Volgens het college is nergens de verplichting te vinden dat de accountant (onderdelen van) het conceptrapport eerst voor commentaar had moeten voorleggen aan de directeur en pas daarna aan de opdrachtgever, de raad van toezicht. Door het gelijktijdig voorleggen is ook de deugdelijke grondslag van het rapport niet in het geding gekomen. Dat komt mede omdat het onderzoek ook ging over het handelen van de raad van toezicht en de accountant aan de toezichthouders uitsluitend de delen over het functioneren van de raad van toezicht heeft voorgelegd.
De accountant heeft de directeur een integrale concept-versie van het rapport voorgelegd voor commentaar. De directeur heeft hierop gereageerd, waarna de accountant hem een nieuwe gelegenheid tot wederhoor heeft geboden door aanvullende bevindingen en concept-samenvattingen voor te leggen. Feitelijke onjuistheden waren toen al gecorrigeerd. De wijzigingen waren niet zo ingrijpend dat de accountant uit het oogpunt van zorgvuldigheid een integraal, herzien, concept-rapport had moeten voorleggen. Dat de directeur tijdig om uitstel heeft gevraagd, heeft hij niet aangetoond.
Salarisverhogingen etc.
Volgens de directeur gaat de Accountantskamer voorbij aan de notulen waaruit blijkt dat de directeur eerder lof kreeg toegezwaaid en nauwelijks wordt gesproken over gebrekkige informatieverstrekking door de directeur.
Volgens het college miskent de directeur dat de notulen van de vergaderingen van de raad van toezicht meer dan twintig keer aan de orde komen in het rapport. Het rapport gaat ook uitgebreid in op de kwaliteit van informatievoorziening en de rol die de directeur daarin had. De directeur maakt niet duidelijk tot welke verkeerde bevindingen de gebrekkige aandacht voor de notulen heeft geleid.
De directeur zegt dat de accountant alleen informatie uit zijn privé-administratie mocht opnemen in het rapport voor zover aantoonbaar sprake was van belangenverstrengeling.
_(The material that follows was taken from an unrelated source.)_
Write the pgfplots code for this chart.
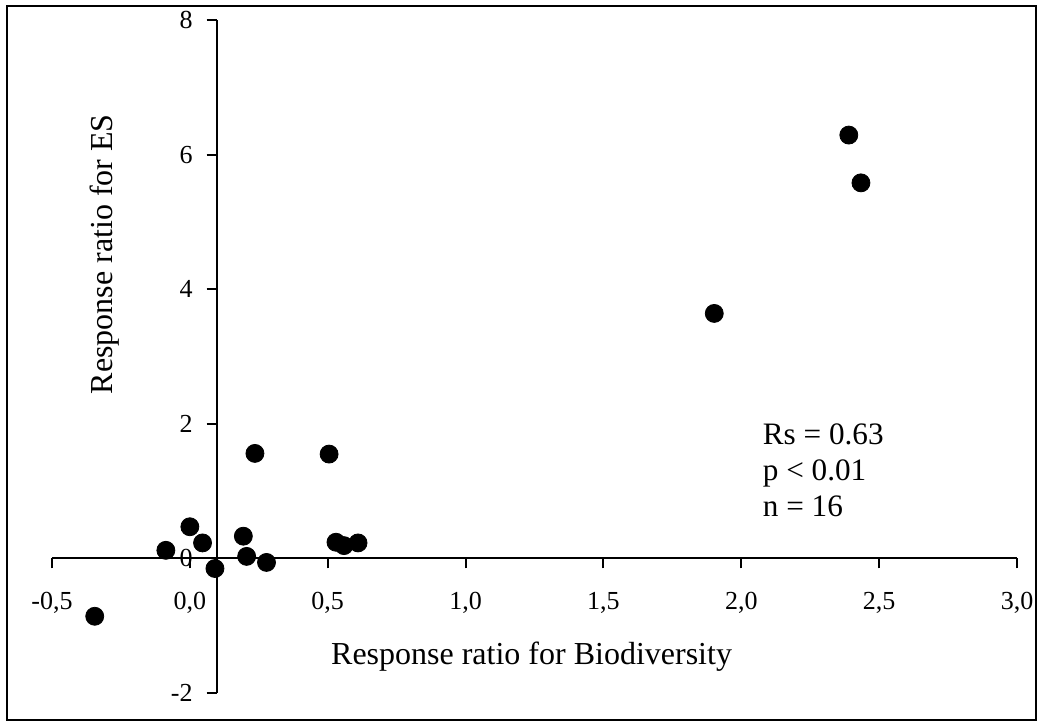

Dat heeft hij echter onvoldoende onderbouwd. De gegevens waarover de directeur het heeft, zijn gegevens uit de administratie van vennootschappen.
Uit het rapport blijkt dat de directeur veelvuldig met de raad van toezicht heeft overlegd over salarisverhogingen, maar dat de vereiste vaststellingsbesluiten ontbreken. De governanceverslagen, waarop de directeur doelt, vermelden alleen de hoogte van het jaarsalaris van de directeur. Overigens valt niet in het rapport te lezen, zoals de directeur doet, dat hij zichzelf onrechtmatig salarisverhogingen heeft toegekend.
Maatregel
Geen.
Annotatie Herbert Reimers
De accountant heeft de leden van de raad van toezicht (RvT) collectief gehoord. Dat brengt het risico met zich mee dat zij zich bij hun uitspraken tegen de accountant laten beïnvloeden door de aanwezigheid van de andere RvT-leden. Hoewel er geen specifieke regel is die een dergelijke vorm van horen verbiedt, bestaat wel het risico dat zo geen deugdelijke grondslag wordt verkregen. De reden dat de RvT (de opdrachtgever voor het onderzoek) had aangegeven dat alleen groepsgewijs gehoord kon worden en anders niet, vind ik hiervoor niet relevant. Het kan wel een beperking zijn voor de mogelijkheid de opdracht naar behoren uit te voeren.